Skills That Separate You as an Investment Manager: Intuition
Posted by Jason Apollo Voss on Jun 10, 2014 in Best of the Blog, Blog, Skills That Separate You as an Investment Manager | 0 commentsOn the heels of the success of my blog post on how to become a research analyst, I have been writing a monthly series on the skills that truly separate you from the crowd once you have your coveted research analyst position. Thus far I’ve written about introspection and creativity. This month we’ll take a look at a skill I believe is highly undervalued: intuition.
Intuition
I think Daniel Kahneman sets intuition up as a straw man for his behavioral economics theories. In his well-received book Thinking, Fast and Slow, of which I am a fan, he associates intuition with “System 1” thinking which, he says, is “fast thinking,” characterized by snap assessments of situations, subconscious thinking, and thoughts processed in the brain’s amygdala. Kahneman holds up “System 2” thinking as the opposite. It is “slow thinking,” characterized by deep analysis and processed in the prefrontal cortex.
I submit, however, that he associates the wrong word with System 1 thinking. It should not be intuition but instinct that is Kahneman’s descriptor for System 1 thinking. In fact, no less an authority on the meaning of words than the Oxford English Dictionary* defines intuition as:
Direct perception of truth, fact, etc., independent of any reasoning process; immediate apprehension.
An alternative definition, also from the OED, is:
Pure, untaught, noninferential knowledge.
Note the words “apprehension” and “noninferential knowledge,” which suggest, not a gut-level response, but a flash of brilliance.
But it is not just dictionaries that view intuition differently.
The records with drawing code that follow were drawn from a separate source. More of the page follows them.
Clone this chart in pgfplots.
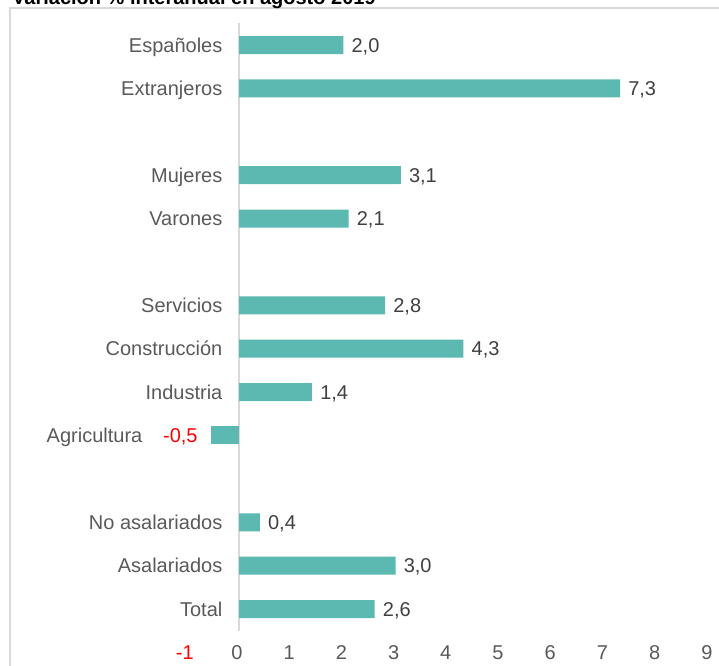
\documentclass[border=0pt]{standalone}
\usepackage{pgfplots}
\pgfplotsset{compat=1.18}
\usepackage{fontspec}
\setmainfont{Liberation Sans}

\definecolor{barteal}{RGB}{92,185,177}
\definecolor{labgray}{RGB}{89,89,89}
\definecolor{valgray}{RGB}{64,64,64}
\definecolor{framegray}{RGB}{217,217,217}

\begin{document}
\begin{tikzpicture}
\useasboundingbox (0pt,0pt) rectangle (719pt,-665pt);
% outer frame (bottom and right edge fall outside the picture)
\draw[framegray, line width=1.5pt] (10pt,-700pt) -- (10pt,-8pt) -- (730pt,-8pt);
% title, mostly cut off at the top as in the source
\node[anchor=base west, inner sep=0pt, font=\fontsize{20}{24}\selectfont\bfseries]
    at (12pt,-4pt) {Variación \% interanual en agosto 2019};

\begin{axis}[
    at={(186.8pt,-630.7pt)}, anchor=south west,
    scale only axis,
    width=522pt, height=607.4pt,
    xbar, bar width=18pt, bar shift=0pt,
    xmin=-1, xmax=9, ymin=-0.5, ymax=13.5,
    axis line style={draw=none},
    tick style={draw=none},
    xtick={-1,0,...,9},
    xticklabels={\textcolor{red}{-1},0,1,2,3,4,5,6,7,8,9},
    xticklabel style={font=\fontsize{20}{24}\selectfont, text=labgray, yshift=-11pt, xshift=-2pt},
    ytick={0,1,2,4,5,6,7,9,10,12,13},
    yticklabels={Total,Asalariados,No asalariados,Agricultura\rule{80pt}{0pt},Industria,Construcción,Servicios,Varones,Mujeres,Extranjeros,Españoles},
    yticklabel style={font=\fontsize{20}{24}\selectfont, text=labgray, inner sep=0pt, xshift=40pt,
        text height=14.3pt, text depth=0pt},
    clip=false,
    point meta=x,
    nodes near coords,
    nodes near coords align=horizontal,
    every node near coord/.append style={font=\fontsize{20}{24}\selectfont, text=valgray,
        inner sep=8pt, text height=14.3pt, text depth=0pt,
        /pgf/number format/use comma, /pgf/number format/fixed,
        /pgf/number format/fixed zerofill, /pgf/number format/precision=1,
        /pgf/number format/assume math mode=true},
]
% vertical line at zero
\draw[framegray, line width=1.5pt] (axis cs:0,-0.5) -- (axis cs:0,13.5);

\addplot[fill=barteal, draw=none] coordinates {
    (2.6,0)
    (3.0,1)
    (0.4,2)
    (1.4,5)
    (4.3,6)
    (2.8,7)
    (2.1,9)
    (3.1,10)
    (7.3,12)
    (2.0,13)
};
% the one negative bar, with its label in red
\addplot[fill=barteal, draw=none,
    every node near coord/.append style={text=red, xshift=-5pt}] coordinates {
    (-0.54,4)
};
\end{axis}
\end{tikzpicture}
\end{document}
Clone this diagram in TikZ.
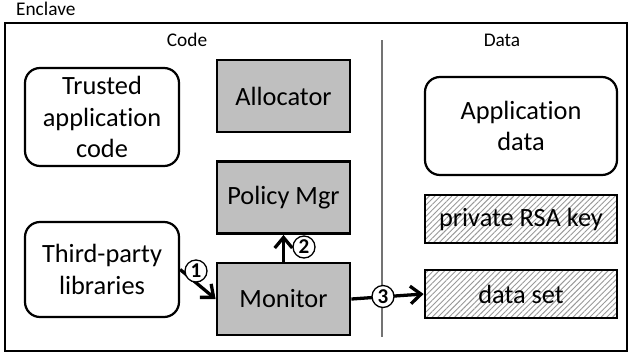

In a 2013 presentation at the Battle of the Quants, Emanuel Derman, whom many consider the grandfather of quantitative finance, pointed out that the foundations of science itself are the result of intuitive processes. He specifically pointed to Johannes Kepler, Sir Isaac Newton, André-Marie Ampère, James Clerk Maxwell, Albert Einstein, and Paul Adrien Maurice Dirac as scientists that had experienced immediate apprehensions and flashes of noninferential knowledge that advanced science in meaningful ways. These flashes of brilliance stand in stark contrast to both Kahneman’s System 1 and System 2 thinking.
I describe intuition in my book, The Intuitive Investor, as tuning into the cosmic radio station. In similar language, Derman says of intuition, “The observer becomes so close to the object (or person) observed that he begins to experience their existence from both outside and inside them. Intuition is a merging of the observer with the observed.” In both cases, intuition requires deliberation, despite the ultimate “eureka moment.”
But why is any of this important to investment management?
One of the conditions of intuitive insight is an unbiased, unattached mind — one free from the preferences, prejudices, and emotional constraints associated with the amygdala. It turns out that the ability to apprehend, comprehend, and resonate with the truth of the universe as closely as is possible is exactly the discounting process that every analyst is charged with fulfilling.
Remedy
The key to developing intuition is stripping away autonomic emotional responses and attuning oneself to a state of no-mind. Again, these are the very fruits of a healthy introspective and mindfulness/meditation practice.
Application
Intuition is a skill with endless applications. It was my intuition that led me to publicly call the 9 March 2009 S&P 500 market low on 12 March 2009. Using meditation, I felt that most market participants were no longer anxious to the point of nausea, and instead were exhausted and spent. This was at a time of high emotional paranoia and forecasts of the end times. But using the power of my mind, I was able to strip away the autonomic emotional responses of the amygdala and attune to a state of no-mind. In that deep meditative state, I was able to see the world differently and to make a very different call from many other market participants.
*The Compact Oxford English Dictionary New Edition, 1992.